The figure of 10,000 job losses, even if taken at face value, is hardly alarming when compared to the 2.5 million net new jobs created in the whole U.S. economy in 1998. In other words, total jobs eliminated in the steel industry over the course of the past year come to little more than a single business day's worth of net job creation in other sectors of the economy.

Meanwhile, the 1998 import surge shows every sign of being a passing phenomenon. According to Commerce Department figures, imports of steel mill products peaked in the third quarter of 1998 and have been declining sharply since then. Normal marketplace reactions to falling prices and rising inventories, compounded by the threat of retroactive antidumping duties, caused steel imports to plunge by 29 percent in December compared with the previous month and another 7 percent in January.

Hot-rolled steel imports from Japan, Brazil and Russia -- the products targeted by the antidumping petitions -- have dried up, falling to only 4 percent of their November 1998 levels. The AISI reports that total steel imports in January 1999 fell to 2,669,000 tons, less than the monthly average of 2,729,000 tons imported during the last "pre-crisis" quarter of April-June 1997.

Another factor also contributed to the steel industry's difficulties during 1998. The General Motors labor dispute in June 1998 sharply cut domestic demand for steel in the second quarter.
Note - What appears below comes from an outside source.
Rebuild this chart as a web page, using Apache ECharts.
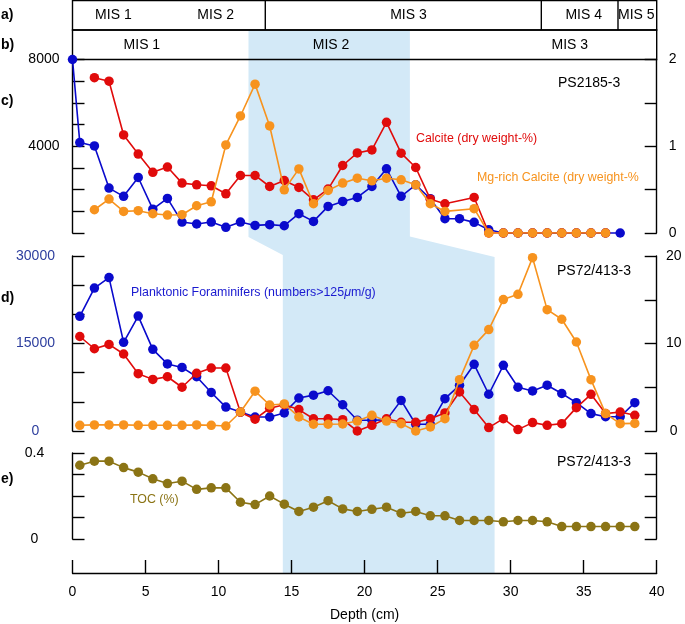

The sudden fall in demand left domestic steel mills with significant overcapacity and rising inventories, driving down prices further. That temporary disruption of the steel market ended with the resolution of the strike.

Despite recent problems, prospects for the U.S. steel industry look positive. Domestic demand is expected to remain strong, especially in the automotive sector, and exports could pick up in 1999 as demand in East Asia begins to recover. After bottoming out in the fourth quarter of 1998, steel prices are expected to rise in 1999; indeed, numerous U.S. mills have announced price hikes in the past few weeks.

American steel makers admittedly have experienced a tough couple of quarters. These challenging times, though, do not constitute a "crisis." They do not threaten the future of the industry. And they certainly do not justify resort to ill-conceived protectionist policies that would injure downstream U.S. industries and flout our international obligations.